This label has long been devoted to the music of Günter Raphael,
and this is the fourth volume in its series. The first was called
Entrée (VKJK1134), the second was devoted to violin
works (VKJK1135) and the third to chamber music (VKJK1220).
Raphael was born in Berlin in 1903 and was one of those many
artists who went into a form of internal exile during the years
of National Socialism. He was not allowed to work, nor were
his compositions performed, with one or two daring exceptions,
such as Eugen Jochum performing the Smetana Suite in
Hamburg in 1937. This work was commissioned by the publisher
Max Hinrichsen of Edition Peters, London. Raphael took enticing
themes from Smetana’s piano dances and polkas and gave rein
to his gift for free symphonic instrumental imagination. The
result was full of genial and playful writing, not remotely
brash or cutting edge, simply colourful and fizzing with the
energy embodied by the Bohemian dance motifs. The work was even
picked up by Koussevitzky who programmed it in Boston, but the
performance we hear in this disc is by the Berlin Radio Symphony
Orchestra and Herbert Kegel in 1955.
Jabonah, a ballet suite after Mongolian folk tunes,
was written in 1948. It must have appealed to Leopold Stokowski’s
sense of sonic novelty because he undertook this radio performance
with the NDR Symphony Orchestra during a 1952 visit. The orchestration
is certainly redolent of the wintry plains in places, and it
also thins to lonely wind soliloquies but it perks up, too,
with some tempestuous and exciting writing for brass and percussion.

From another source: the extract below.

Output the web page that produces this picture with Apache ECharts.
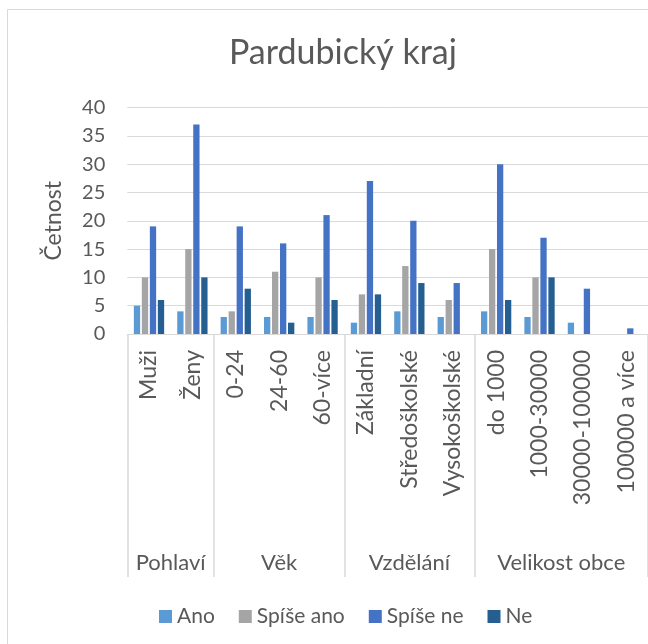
<!DOCTYPE html>
<html>
<head>
<meta charset="utf-8">
<script src="https://cdn.jsdelivr.net/npm/echarts@6/dist/echarts.min.js"></script>
<style>
html,body{margin:0;padding:0;background:#fff;}
#c{width:648px;height:644px;}
</style>
</head>
<body>
<div id="c"></div>
<script>
const categories = ['Muži','Ženy','0-24','24-60','60-více','Základní','Středoškolské','Vysokoškolské','do 1000','1000-30000','30000-100000','100000 a více'];
const groupNames = ['Pohlaví','Věk','Vzdělání','Velikost obce'];
const groupSizes = [2,3,3,4];
const seriesNames = ['Ano','Spíše ano','Spíše ne','Ne'];
const ano      = [5, 4, 3, 3, 3, 2, 4, 3, 4, 3, 2, 0];
const spiseAno = [10,15, 4,11,10, 7,12, 6,15,10, 0, 0];
const spiseNe  = [19,37,19,16,21,27,20, 9,30,17, 8, 1];
const ne       = [6, 10, 8, 2, 6, 7, 9, 0, 6,10, 0, 0];
const yTicks = [0,5,10,15,20,25,30,35,40];

const colors = ['#5b9bd5','#a5a5a5','#4472c4','#255e91'];
const txt = '#595959';
const font = 'Lato';

// group boundaries and centres (in category units)
const bounds = [0];
groupSizes.forEach(s => bounds.push(bounds[bounds.length-1] + s));
const centers = groupSizes.map((s,i) => bounds[i] + s/2);

const chart = echarts.init(document.getElementById('c'), null, {renderer:'canvas'});
const values = [ano, spiseAno, spiseNe, ne];
chart.setOption({
  animation:false,
  textStyle:{fontFamily:font},
  graphic:[{type:'rect', shape:{x:7.5,y:9.5,width:700,height:700}, style:{fill:'none', stroke:'#d9d9d9', lineWidth:1}, silent:true, z:-1}],
  title:{text:'Pardubický kraj', left:224, top:31, textStyle:{fontFamily:font, fontSize:34, fontWeight:'normal', color:txt}},
  legend:{data:seriesNames, left:154, top:601, itemWidth:13, itemHeight:13, itemGap:24, icon:'rect',
    textStyle:{fontFamily:font, fontSize:21, color:txt}},
  grid:{left:127.3, top:107.5, width:526, height:226.5, containLabel:false},
  xAxis:[{
    type:'category', data:categories,
    axisLine:{show:true, lineStyle:{color:'#d9d9d9', width:1}},
    axisTick:{show:false},
    axisLabel:{rotate:90, margin:16, interval:0, fontFamily:font, fontSize:23, color:txt}
  },{
    type:'value', min:0, max:bounds[bounds.length-1], position:'bottom',
    axisLine:{show:false},
    splitLine:{show:false},
    axisTick:{show:true, customValues:bounds, length:243, lineStyle:{color:'#d9d9d9', width:1.5}},
    axisLabel:{show:true, customValues:centers, margin:218, fontFamily:font, fontSize:22, color:txt,
      formatter:function(v){ const i = centers.indexOf(v); return i>=0 ? groupNames[i] : ''; }}
  }],
  yAxis:{
    type:'value', min:yTicks[0], max:yTicks[yTicks.length-1], interval:5,
    name:'Četnost', nameLocation:'middle', nameRotate:90, nameGap:62,
    nameTextStyle:{fontFamily:font, fontSize:23, color:txt},
    axisLine:{show:false}, axisTick:{show:false},
    axisLabel:{margin:22, fontFamily:font, fontSize:20, color:txt},
    splitLine:{lineStyle:{color:'#d9d9d9', width:1}}
  },
  series: seriesNames.map((n,i) => ({
    name:n, type:'bar', data:values[i], xAxisIndex:0,
    barWidth:6.3, barGap:'27%',
    itemStyle:{color:colors[i]}
  }))
});
</script>
</body>
</html>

Stokowski certainly seems to take to it, though I’m not aware
that he performed it again. The Sinfonia breve of 1949
lasts, as its name indicates, a mere 21 minutes but with the
outstanding Carl Schuricht at the helm of his Stuttgart orchestra
it packs a real punch. The exciting driving rhythms and contrasting
cool of the central Rondo set up plenty of opportunities for
subtle characterisation. The music’s harlequin elements are
rightly brought out, and the finale’s dance song reminiscences
of the first movements end, after further room for contrast,
in heady triumph. So, too, does this superb performance from
one of the most overlooked conductors of his time. The same
performance is also housed in the recently released Hänssler
10-CD box devoted to Schuricht’s Stuttgart radio broadcasts
between 1951 and 1966 [CD 93.292].
The final work of the quartet is Zoologica, Op.83,
written toward the end of the composer’s life. These little
animal pieces are compressed studies, droll, unsettling, mysterious
and galumphing. The lineage from Saint-Saëns is not so very
far. Both men shared a sense of humour though Raphael’s was
rather more serious-minded, clearly. Storks, swans, geese, ducks,
flamingos, bears, elephants (as double basses) and apes also
make appearances. There’s some 12-tone usage by parrots, a musical
and zoological first. This is the most recent performance, as
well: the Stuttgart Radio Symphony Orchestra is conducted by
Rolf Reinhardt in 1965.
If you’ve followed Raphael thus far in the series, carry on.
Fine works are guaranteed in excellent and authoritative readings,
historically significant too, and well transferred and annotated.
Add the CPO boxes of the symphonies and violin works and you
really will be getting to grips with Raphael.